Instructions for the task: Retype, please, the listing from its opening line through the line that contains "plt.rcParams['font.weight'] = 'bold'", both included, without the pictures.

Collected material:
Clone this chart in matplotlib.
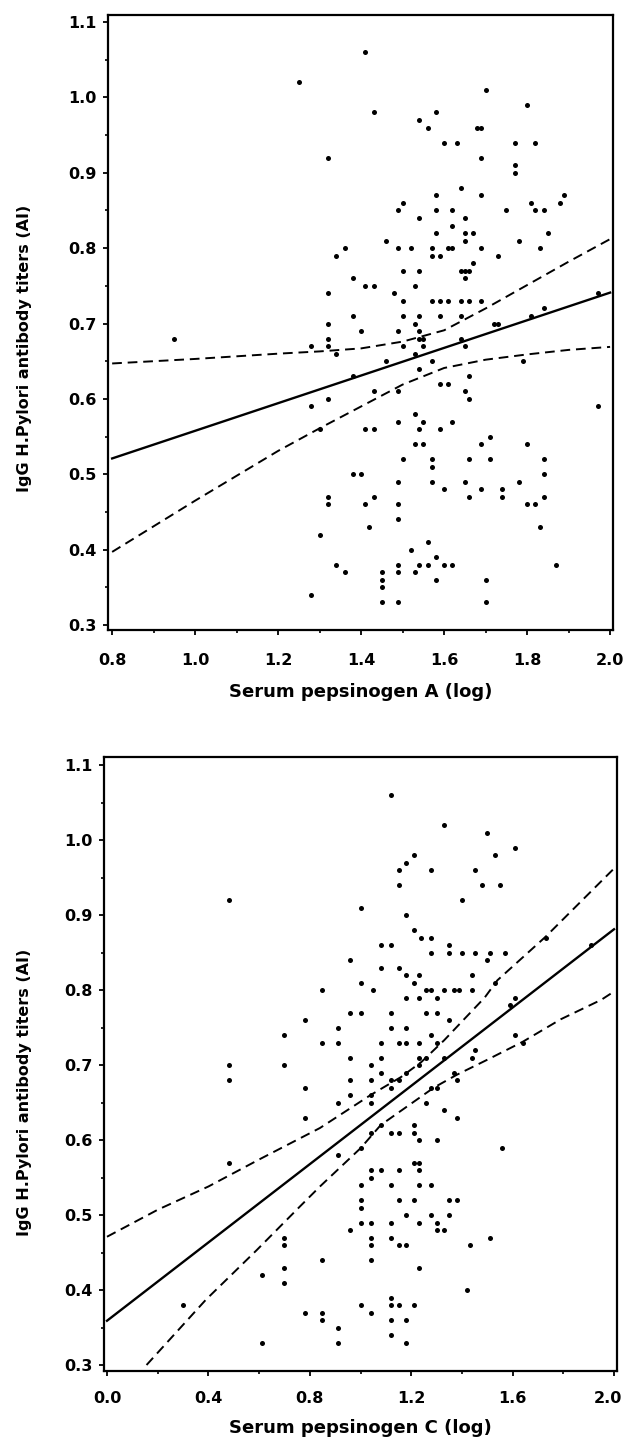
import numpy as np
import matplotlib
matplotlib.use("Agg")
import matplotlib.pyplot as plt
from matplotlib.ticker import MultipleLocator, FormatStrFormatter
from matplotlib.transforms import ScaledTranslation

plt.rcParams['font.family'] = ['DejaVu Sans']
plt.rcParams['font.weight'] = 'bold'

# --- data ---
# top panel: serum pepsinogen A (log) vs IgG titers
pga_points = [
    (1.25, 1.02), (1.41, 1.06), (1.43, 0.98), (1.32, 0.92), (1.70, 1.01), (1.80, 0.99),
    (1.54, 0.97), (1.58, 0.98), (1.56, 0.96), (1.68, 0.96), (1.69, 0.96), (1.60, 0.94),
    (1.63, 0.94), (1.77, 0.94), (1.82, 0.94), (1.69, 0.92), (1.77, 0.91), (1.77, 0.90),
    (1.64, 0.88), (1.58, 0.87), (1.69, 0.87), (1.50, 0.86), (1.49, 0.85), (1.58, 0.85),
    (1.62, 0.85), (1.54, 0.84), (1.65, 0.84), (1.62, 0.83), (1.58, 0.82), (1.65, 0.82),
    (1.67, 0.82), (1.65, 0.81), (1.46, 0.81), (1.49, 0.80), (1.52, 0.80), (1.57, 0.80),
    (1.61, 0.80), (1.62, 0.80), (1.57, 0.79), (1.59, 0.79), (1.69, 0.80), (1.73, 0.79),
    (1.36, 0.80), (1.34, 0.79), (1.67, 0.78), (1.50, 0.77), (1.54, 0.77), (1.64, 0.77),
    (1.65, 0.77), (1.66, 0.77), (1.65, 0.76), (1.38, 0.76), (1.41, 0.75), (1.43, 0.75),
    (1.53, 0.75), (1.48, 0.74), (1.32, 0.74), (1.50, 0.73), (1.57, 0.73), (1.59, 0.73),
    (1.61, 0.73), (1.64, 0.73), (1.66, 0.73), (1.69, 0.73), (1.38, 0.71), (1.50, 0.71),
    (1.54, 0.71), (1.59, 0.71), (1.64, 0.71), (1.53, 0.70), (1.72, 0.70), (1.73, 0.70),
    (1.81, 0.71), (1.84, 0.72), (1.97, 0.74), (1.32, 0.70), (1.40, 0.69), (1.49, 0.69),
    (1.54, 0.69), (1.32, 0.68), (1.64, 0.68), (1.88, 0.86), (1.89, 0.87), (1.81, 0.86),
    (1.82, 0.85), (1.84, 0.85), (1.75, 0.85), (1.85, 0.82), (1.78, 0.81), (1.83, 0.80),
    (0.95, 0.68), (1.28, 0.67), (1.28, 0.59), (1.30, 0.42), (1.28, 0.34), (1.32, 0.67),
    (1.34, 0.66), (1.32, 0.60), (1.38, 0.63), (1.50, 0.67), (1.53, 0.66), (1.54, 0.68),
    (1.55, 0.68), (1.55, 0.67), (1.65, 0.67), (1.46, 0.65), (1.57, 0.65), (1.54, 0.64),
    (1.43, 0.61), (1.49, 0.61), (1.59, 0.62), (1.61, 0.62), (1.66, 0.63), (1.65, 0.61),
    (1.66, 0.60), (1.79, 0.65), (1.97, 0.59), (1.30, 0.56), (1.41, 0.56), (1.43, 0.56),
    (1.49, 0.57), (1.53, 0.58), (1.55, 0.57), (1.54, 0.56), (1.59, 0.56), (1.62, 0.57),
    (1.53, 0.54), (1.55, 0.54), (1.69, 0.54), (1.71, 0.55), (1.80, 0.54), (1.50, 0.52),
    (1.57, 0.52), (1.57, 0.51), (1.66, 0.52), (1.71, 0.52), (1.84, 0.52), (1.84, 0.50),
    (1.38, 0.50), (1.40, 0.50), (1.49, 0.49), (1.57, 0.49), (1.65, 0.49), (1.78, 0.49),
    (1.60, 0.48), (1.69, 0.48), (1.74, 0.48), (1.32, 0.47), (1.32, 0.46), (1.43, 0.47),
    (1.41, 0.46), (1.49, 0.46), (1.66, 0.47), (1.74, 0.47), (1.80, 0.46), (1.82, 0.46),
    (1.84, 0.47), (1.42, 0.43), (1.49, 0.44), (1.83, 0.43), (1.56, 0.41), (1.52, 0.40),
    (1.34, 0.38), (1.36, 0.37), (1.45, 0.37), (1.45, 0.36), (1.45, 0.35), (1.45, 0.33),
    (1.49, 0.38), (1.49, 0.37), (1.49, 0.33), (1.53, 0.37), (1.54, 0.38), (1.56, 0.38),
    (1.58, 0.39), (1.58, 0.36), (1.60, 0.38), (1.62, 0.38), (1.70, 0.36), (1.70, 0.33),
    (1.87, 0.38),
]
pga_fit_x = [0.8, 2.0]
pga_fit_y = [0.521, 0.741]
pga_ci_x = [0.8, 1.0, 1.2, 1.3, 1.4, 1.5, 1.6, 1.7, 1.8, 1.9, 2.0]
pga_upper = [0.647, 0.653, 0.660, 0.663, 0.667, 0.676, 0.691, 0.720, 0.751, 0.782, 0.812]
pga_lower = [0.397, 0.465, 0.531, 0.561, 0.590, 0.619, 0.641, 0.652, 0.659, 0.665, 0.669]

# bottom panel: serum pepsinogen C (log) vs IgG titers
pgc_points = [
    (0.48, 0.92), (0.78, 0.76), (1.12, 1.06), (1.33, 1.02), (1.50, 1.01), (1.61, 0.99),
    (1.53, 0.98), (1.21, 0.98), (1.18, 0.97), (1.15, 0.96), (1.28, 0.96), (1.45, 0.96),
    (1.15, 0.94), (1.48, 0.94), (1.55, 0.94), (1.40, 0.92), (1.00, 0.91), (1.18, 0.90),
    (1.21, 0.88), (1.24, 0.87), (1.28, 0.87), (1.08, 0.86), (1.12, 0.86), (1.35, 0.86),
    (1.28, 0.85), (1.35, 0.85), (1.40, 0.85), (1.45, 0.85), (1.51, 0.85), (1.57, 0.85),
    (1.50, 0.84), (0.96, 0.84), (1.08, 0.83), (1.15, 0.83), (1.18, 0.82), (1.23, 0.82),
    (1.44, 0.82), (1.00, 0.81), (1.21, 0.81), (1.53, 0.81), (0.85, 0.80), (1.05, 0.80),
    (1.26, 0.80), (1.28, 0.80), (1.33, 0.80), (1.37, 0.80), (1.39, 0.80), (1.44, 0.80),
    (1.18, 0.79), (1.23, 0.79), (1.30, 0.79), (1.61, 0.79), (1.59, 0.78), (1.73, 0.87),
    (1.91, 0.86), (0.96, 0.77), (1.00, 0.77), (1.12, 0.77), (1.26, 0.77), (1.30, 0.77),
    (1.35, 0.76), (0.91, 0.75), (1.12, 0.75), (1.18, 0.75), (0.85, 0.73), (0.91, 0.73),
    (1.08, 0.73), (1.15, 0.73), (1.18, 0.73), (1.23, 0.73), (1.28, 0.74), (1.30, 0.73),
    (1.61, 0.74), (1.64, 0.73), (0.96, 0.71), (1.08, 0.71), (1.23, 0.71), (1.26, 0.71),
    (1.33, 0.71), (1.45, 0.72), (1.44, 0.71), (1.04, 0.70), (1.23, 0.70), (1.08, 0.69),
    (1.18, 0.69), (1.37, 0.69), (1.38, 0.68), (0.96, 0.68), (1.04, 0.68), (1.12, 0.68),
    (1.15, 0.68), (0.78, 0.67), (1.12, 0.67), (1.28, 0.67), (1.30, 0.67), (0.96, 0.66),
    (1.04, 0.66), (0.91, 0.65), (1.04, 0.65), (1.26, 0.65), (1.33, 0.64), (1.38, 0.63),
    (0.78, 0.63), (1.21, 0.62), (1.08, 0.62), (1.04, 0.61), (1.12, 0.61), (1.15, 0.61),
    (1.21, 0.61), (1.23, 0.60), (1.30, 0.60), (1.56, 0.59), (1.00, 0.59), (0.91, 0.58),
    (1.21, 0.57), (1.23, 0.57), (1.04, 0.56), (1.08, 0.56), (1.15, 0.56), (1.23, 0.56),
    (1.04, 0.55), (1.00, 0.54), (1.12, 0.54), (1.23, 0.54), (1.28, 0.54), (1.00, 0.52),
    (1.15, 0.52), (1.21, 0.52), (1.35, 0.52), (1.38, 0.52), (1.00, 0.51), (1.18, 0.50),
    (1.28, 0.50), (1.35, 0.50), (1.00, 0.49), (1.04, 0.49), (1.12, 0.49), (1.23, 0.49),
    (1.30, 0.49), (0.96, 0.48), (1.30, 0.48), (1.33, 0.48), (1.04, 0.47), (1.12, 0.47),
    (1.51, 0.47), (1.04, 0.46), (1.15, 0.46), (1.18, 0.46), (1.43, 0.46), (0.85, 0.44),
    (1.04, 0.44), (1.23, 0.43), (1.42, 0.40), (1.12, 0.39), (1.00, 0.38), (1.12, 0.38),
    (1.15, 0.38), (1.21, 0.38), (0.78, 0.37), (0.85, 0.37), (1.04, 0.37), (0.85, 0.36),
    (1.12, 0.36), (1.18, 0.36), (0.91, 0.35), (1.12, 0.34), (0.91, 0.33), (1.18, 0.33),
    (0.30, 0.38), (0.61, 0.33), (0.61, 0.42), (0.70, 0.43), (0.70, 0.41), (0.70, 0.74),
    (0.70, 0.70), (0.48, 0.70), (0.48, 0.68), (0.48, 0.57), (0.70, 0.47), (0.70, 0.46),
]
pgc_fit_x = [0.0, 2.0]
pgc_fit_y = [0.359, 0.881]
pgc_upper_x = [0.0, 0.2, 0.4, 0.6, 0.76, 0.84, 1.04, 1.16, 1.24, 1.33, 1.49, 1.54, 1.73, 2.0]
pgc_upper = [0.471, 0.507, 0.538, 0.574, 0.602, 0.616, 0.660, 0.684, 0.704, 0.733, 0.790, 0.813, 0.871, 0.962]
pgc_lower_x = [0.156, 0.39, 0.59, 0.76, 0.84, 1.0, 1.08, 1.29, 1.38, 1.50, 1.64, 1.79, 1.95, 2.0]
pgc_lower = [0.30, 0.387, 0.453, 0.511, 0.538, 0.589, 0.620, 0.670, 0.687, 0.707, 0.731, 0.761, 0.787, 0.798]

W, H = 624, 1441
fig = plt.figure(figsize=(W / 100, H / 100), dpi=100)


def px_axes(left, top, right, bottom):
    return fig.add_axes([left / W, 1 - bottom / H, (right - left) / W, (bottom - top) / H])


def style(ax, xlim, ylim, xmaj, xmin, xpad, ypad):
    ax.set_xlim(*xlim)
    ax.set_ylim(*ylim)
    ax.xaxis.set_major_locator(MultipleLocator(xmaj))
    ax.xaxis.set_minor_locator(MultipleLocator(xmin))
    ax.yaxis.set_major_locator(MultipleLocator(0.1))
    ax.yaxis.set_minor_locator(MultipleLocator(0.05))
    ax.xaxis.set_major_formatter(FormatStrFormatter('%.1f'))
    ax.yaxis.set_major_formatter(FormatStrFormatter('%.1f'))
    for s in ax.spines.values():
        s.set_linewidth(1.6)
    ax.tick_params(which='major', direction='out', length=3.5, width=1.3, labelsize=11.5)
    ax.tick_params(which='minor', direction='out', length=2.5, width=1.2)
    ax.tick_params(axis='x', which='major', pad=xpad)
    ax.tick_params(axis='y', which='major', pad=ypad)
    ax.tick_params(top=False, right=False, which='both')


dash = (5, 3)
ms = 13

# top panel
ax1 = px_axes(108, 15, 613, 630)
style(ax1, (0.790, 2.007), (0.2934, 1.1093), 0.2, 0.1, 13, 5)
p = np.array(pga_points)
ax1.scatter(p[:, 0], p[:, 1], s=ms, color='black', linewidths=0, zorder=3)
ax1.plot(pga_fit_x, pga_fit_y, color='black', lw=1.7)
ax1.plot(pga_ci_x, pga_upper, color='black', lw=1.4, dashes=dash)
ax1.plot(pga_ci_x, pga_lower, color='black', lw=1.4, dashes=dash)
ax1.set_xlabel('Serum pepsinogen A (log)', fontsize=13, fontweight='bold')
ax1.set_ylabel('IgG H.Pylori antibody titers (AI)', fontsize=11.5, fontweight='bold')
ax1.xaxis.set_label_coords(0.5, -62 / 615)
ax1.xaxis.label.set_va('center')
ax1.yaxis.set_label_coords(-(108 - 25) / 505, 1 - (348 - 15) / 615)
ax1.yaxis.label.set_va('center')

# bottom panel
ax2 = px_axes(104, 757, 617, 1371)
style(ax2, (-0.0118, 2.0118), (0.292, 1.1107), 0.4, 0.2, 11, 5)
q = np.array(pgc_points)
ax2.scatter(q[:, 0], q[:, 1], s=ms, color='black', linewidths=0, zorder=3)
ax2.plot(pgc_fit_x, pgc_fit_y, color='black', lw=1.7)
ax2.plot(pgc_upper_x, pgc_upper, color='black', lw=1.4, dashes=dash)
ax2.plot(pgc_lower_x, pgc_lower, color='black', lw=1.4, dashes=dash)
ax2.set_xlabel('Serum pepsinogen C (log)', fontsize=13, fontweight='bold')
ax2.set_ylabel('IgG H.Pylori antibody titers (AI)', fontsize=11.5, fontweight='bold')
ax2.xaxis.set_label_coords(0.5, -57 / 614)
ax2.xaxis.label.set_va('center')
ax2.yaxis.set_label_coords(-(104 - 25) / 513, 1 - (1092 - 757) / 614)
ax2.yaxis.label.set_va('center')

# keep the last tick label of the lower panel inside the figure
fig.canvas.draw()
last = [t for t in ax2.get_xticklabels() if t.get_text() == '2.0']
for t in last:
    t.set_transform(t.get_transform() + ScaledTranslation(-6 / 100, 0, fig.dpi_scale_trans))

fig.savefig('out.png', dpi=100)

Finished exercise:
Clone this chart in matplotlib.
import numpy as np
import matplotlib
matplotlib.use("Agg")
import matplotlib.pyplot as plt
from matplotlib.ticker import MultipleLocator, FormatStrFormatter
from matplotlib.transforms import ScaledTranslation

plt.rcParams['font.family'] = ['DejaVu Sans']
plt.rcParams['font.weight'] = 'bold'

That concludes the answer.